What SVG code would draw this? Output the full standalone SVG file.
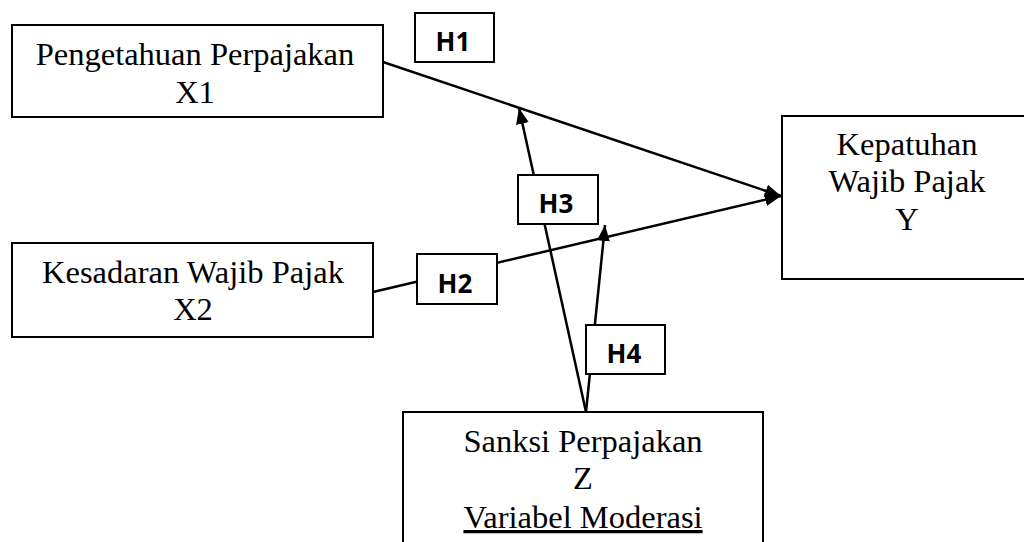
<svg xmlns="http://www.w3.org/2000/svg" width="1024" height="542" viewBox="0 0 1024 542">
  <style>
    .box { fill: #fff; stroke: #000; stroke-width: 2; }
    .t { font-family: 'Liberation Serif', 'Times New Roman', Times, 'DejaVu Serif', serif; font-size: 32.5px; fill: #000; text-anchor: middle; }
    .h { font-family: 'Open Sans', 'Liberation Sans', sans-serif; font-size: 26px; font-weight: bold; fill: #000; text-anchor: middle; }
    .c { fill: none; stroke: #000; stroke-width: 2.5; }
  </style>
  <defs>
    <marker id="arr" markerUnits="userSpaceOnUse" markerWidth="17" markerHeight="14" refX="16" refY="7" orient="auto">
      <path d="M0,0.5 L16,7 L0,13.5 Z" fill="#000"/>
    </marker>
  </defs>
  <rect width="1024" height="542" fill="#fff"/>
  <g id="connectors">
    <line class="c" x1="383" y1="62" x2="781" y2="196" marker-end="url(#arr)"/>
    <line class="c" x1="373" y1="292" x2="781" y2="196" marker-end="url(#arr)"/>
    <line class="c" x1="586" y1="412" x2="519" y2="108" marker-end="url(#arr)"/>
    <line class="c" x1="586" y1="412" x2="605" y2="225" marker-end="url(#arr)"/>
  </g>
  <g id="x1">
    <rect class="box" x="12" y="25" width="371" height="92"/>
    <text class="t" x="195" y="65">Pengetahuan Perpajakan</text>
    <text class="t" x="195" y="103">X1</text>
  </g>
  <g id="x2">
    <rect class="box" x="12" y="243" width="361" height="94"/>
    <text class="t" x="193" y="283">Kesadaran Wajib Pajak</text>
    <text class="t" x="193" y="320">X2</text>
  </g>
  <g id="y">
    <rect class="box" x="782" y="116" width="260" height="163"/>
    <text class="t" x="907" y="155">Kepatuhan</text>
    <text class="t" x="907" y="192">Wajib Pajak</text>
    <text class="t" x="907" y="230">Y</text>
  </g>
  <g id="z">
    <rect class="box" x="403" y="412" width="360" height="140"/>
    <text class="t" x="583" y="452">Sanksi Perpajakan</text>
    <text class="t" x="583" y="489">Z</text>
    <text class="t" x="583" y="528" text-decoration="underline">Variabel Moderasi</text>
  </g>
  <g id="h1">
    <rect class="box" x="415" y="13" width="79" height="49"/>
    <text class="h" x="453" y="51">H1</text>
  </g>
  <g id="h2">
    <rect class="box" x="417" y="254" width="80" height="50"/>
    <text class="h" x="455" y="293">H2</text>
  </g>
  <g id="h3">
    <rect class="box" x="518" y="175" width="80" height="49"/>
    <text class="h" x="556" y="213">H3</text>
  </g>
  <g id="h4">
    <rect class="box" x="586" y="325" width="79" height="49"/>
    <text class="h" x="624" y="363">H4</text>
  </g>
</svg>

* * * *

» Instructions to follow: Output a faithful copy of the data, with each picture left out.

» Written response:
What SVG code would draw this? Output the full standalone SVG file.
<svg xmlns="http://www.w3.org/2000/svg" width="1024" height="542" viewBox="0 0 1024 542">
  <style>
    .box { fill: #fff; stroke: #000; stroke-width: 2; }
    .t { font-family: 'Liberation Serif', 'Times New Roman', Times, 'DejaVu Serif', serif; font-size: 32.5px; fill: #000; text-anchor: middle; }
    .h { font-family: 'Open Sans', 'Liberation Sans', sans-serif; font-size: 26px; font-weight: bold; fill: #000; text-anchor: middle; }
    .c { fill: none; stroke: #000; stroke-width: 2.5; }
  </style>
  <defs>
    <marker id="arr" markerUnits="userSpaceOnUse" markerWidth="17" markerHeight="14" refX="16" refY="7" orient="auto">
      <path d="M0,0.5 L16,7 L0,13.5 Z" fill="#000"/>
    </marker>
  </defs>
  <rect width="1024" height="542" fill="#fff"/>
  <g id="connectors">
    <line class="c" x1="383" y1="62" x2="781" y2="196" marker-end="url(#arr)"/>
    <line class="c" x1="373" y1="292" x2="781" y2="196" marker-end="url(#arr)"/>
    <line class="c" x1="586" y1="412" x2="519" y2="108" marker-end="url(#arr)"/>
    <line class="c" x1="586" y1="412" x2="605" y2="225" marker-end="url(#arr)"/>
  </g>
  <g id="x1">
    <rect class="box" x="12" y="25" width="371" height="92"/>
    <text class="t" x="195" y="65">Pengetahuan Perpajakan</text>
    <text class="t" x="195" y="103">X1</text>
  </g>
  <g id="x2">
    <rect class="box" x="12" y="243" width="361" height="94"/>
    <text class="t" x="193" y="283">Kesadaran Wajib Pajak</text>
    <text class="t" x="193" y="320">X2</text>
  </g>
  <g id="y">
    <rect class="box" x="782" y="116" width="260" height="163"/>
    <text class="t" x="907" y="155">Kepatuhan</text>
    <text class="t" x="907" y="192">Wajib Pajak</text>
    <text class="t" x="907" y="230">Y</text>
  </g>
  <g id="z">
    <rect class="box" x="403" y="412" width="360" height="140"/>
    <text class="t" x="583" y="452">Sanksi Perpajakan</text>
    <text class="t" x="583" y="489">Z</text>
    <text class="t" x="583" y="528" text-decoration="underline">Variabel Moderasi</text>
  </g>
  <g id="h1">
    <rect class="box" x="415" y="13" width="79" height="49"/>
    <text class="h" x="453" y="51">H1</text>
  </g>
  <g id="h2">
    <rect class="box" x="417" y="254" width="80" height="50"/>
    <text class="h" x="455" y="293">H2</text>
  </g>
  <g id="h3">
    <rect class="box" x="518" y="175" width="80" height="49"/>
    <text class="h" x="556" y="213">H3</text>
  </g>
  <g id="h4">
    <rect class="box" x="586" y="325" width="79" height="49"/>
    <text class="h" x="624" y="363">H4</text>
  </g>
</svg>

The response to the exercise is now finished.